#### Work required:
Your task is to repeat all of the data exactly while excluding the pictures.

#### Data shown:
┄┄┄┄┄┄┄┄┄┄

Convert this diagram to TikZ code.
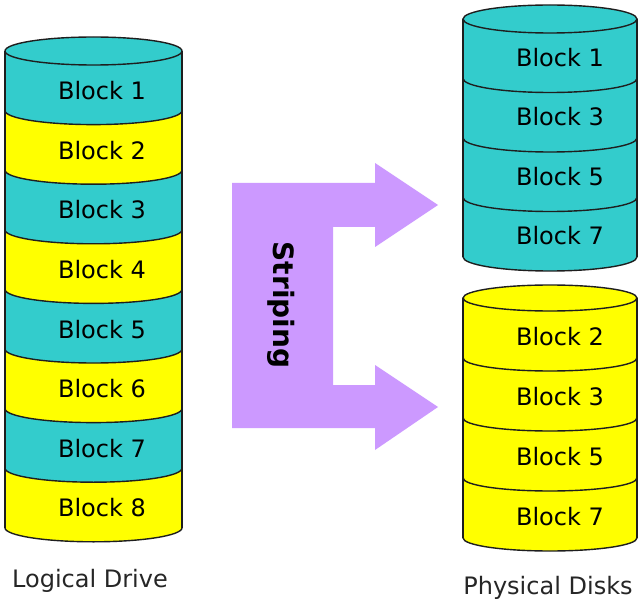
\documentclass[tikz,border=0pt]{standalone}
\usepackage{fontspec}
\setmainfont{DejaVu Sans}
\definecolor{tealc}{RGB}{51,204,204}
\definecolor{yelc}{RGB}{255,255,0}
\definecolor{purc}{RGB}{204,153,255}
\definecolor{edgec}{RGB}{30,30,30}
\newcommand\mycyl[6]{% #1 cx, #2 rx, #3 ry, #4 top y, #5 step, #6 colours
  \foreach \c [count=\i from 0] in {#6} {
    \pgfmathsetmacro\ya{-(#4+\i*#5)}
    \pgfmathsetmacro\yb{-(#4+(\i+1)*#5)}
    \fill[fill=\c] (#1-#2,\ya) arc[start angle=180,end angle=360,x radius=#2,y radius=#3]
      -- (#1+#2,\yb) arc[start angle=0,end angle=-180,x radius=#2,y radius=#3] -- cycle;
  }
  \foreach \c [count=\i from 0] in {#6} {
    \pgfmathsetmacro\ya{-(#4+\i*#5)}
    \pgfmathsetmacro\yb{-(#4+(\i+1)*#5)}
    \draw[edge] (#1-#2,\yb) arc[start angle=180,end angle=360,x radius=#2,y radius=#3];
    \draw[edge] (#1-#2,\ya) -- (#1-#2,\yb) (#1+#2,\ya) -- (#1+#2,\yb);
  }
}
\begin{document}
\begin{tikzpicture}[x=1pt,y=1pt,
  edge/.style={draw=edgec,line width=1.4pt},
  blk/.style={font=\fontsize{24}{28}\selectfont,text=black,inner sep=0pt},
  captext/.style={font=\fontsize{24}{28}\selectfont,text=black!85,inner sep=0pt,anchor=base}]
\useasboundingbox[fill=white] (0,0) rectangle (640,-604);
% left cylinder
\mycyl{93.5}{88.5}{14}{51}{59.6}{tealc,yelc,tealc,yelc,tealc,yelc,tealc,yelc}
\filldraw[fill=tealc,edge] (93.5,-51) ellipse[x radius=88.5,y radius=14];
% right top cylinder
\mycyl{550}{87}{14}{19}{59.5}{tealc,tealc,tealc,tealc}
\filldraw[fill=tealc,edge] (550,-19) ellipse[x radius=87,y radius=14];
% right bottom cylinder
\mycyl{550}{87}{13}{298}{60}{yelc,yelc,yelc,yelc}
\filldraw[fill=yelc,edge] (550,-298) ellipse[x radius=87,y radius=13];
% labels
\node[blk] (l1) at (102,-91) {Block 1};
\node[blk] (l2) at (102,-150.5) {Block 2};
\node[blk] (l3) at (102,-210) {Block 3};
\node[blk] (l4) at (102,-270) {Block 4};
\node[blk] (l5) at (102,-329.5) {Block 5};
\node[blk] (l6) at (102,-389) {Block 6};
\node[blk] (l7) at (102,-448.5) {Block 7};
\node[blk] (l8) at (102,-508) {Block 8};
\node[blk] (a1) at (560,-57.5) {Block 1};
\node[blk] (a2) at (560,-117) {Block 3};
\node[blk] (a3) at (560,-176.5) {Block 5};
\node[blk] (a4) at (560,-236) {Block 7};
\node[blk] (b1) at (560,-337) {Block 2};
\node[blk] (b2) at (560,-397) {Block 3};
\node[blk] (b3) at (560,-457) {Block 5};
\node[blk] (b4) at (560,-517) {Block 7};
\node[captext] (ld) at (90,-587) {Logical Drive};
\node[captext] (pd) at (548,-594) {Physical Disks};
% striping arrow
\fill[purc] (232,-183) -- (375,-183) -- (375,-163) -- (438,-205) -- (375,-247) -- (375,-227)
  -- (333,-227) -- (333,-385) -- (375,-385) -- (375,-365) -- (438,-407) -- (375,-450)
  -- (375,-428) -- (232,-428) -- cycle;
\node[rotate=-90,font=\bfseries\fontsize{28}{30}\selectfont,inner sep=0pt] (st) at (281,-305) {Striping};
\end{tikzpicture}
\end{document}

┄┄┄┄┄┄┄┄┄┄

#### Response to this exercise:
Convert this diagram to TikZ code.
\documentclass[tikz,border=0pt]{standalone}
\usepackage{fontspec}
\setmainfont{DejaVu Sans}
\definecolor{tealc}{RGB}{51,204,204}
\definecolor{yelc}{RGB}{255,255,0}
\definecolor{purc}{RGB}{204,153,255}
\definecolor{edgec}{RGB}{30,30,30}
\newcommand\mycyl[6]{% #1 cx, #2 rx, #3 ry, #4 top y, #5 step, #6 colours
  \foreach \c [count=\i from 0] in {#6} {
    \pgfmathsetmacro\ya{-(#4+\i*#5)}
    \pgfmathsetmacro\yb{-(#4+(\i+1)*#5)}
    \fill[fill=\c] (#1-#2,\ya) arc[start angle=180,end angle=360,x radius=#2,y radius=#3]
      -- (#1+#2,\yb) arc[start angle=0,end angle=-180,x radius=#2,y radius=#3] -- cycle;
  }
  \foreach \c [count=\i from 0] in {#6} {
    \pgfmathsetmacro\ya{-(#4+\i*#5)}
    \pgfmathsetmacro\yb{-(#4+(\i+1)*#5)}
    \draw[edge] (#1-#2,\yb) arc[start angle=180,end angle=360,x radius=#2,y radius=#3];
    \draw[edge] (#1-#2,\ya) -- (#1-#2,\yb) (#1+#2,\ya) -- (#1+#2,\yb);
  }
}
\begin{document}
\begin{tikzpicture}[x=1pt,y=1pt,
  edge/.style={draw=edgec,line width=1.4pt},
  blk/.style={font=\fontsize{24}{28}\selectfont,text=black,inner sep=0pt},
  captext/.style={font=\fontsize{24}{28}\selectfont,text=black!85,inner sep=0pt,anchor=base}]
\useasboundingbox[fill=white] (0,0) rectangle (640,-604);
% left cylinder
\mycyl{93.5}{88.5}{14}{51}{59.6}{tealc,yelc,tealc,yelc,tealc,yelc,tealc,yelc}
\filldraw[fill=tealc,edge] (93.5,-51) ellipse[x radius=88.5,y radius=14];
% right top cylinder
\mycyl{550}{87}{14}{19}{59.5}{tealc,tealc,tealc,tealc}
\filldraw[fill=tealc,edge] (550,-19) ellipse[x radius=87,y radius=14];
% right bottom cylinder
\mycyl{550}{87}{13}{298}{60}{yelc,yelc,yelc,yelc}
\filldraw[fill=yelc,edge] (550,-298) ellipse[x radius=87,y radius=13];
% labels
\node[blk] (l1) at (102,-91) {Block 1};
\node[blk] (l2) at (102,-150.5) {Block 2};
\node[blk] (l3) at (102,-210) {Block 3};
\node[blk] (l4) at (102,-270) {Block 4};
\node[blk] (l5) at (102,-329.5) {Block 5};
\node[blk] (l6) at (102,-389) {Block 6};
\node[blk] (l7) at (102,-448.5) {Block 7};
\node[blk] (l8) at (102,-508) {Block 8};
\node[blk] (a1) at (560,-57.5) {Block 1};
\node[blk] (a2) at (560,-117) {Block 3};
\node[blk] (a3) at (560,-176.5) {Block 5};
\node[blk] (a4) at (560,-236) {Block 7};
\node[blk] (b1) at (560,-337) {Block 2};
\node[blk] (b2) at (560,-397) {Block 3};
\node[blk] (b3) at (560,-457) {Block 5};
\node[blk] (b4) at (560,-517) {Block 7};
\node[captext] (ld) at (90,-587) {Logical Drive};
\node[captext] (pd) at (548,-594) {Physical Disks};
% striping arrow
\fill[purc] (232,-183) -- (375,-183) -- (375,-163) -- (438,-205) -- (375,-247) -- (375,-227)
  -- (333,-227) -- (333,-385) -- (375,-385) -- (375,-365) -- (438,-407) -- (375,-450)
  -- (375,-428) -- (232,-428) -- cycle;
\node[rotate=-90,font=\bfseries\fontsize{28}{30}\selectfont,inner sep=0pt] (st) at (281,-305) {Striping};
\end{tikzpicture}
\end{document}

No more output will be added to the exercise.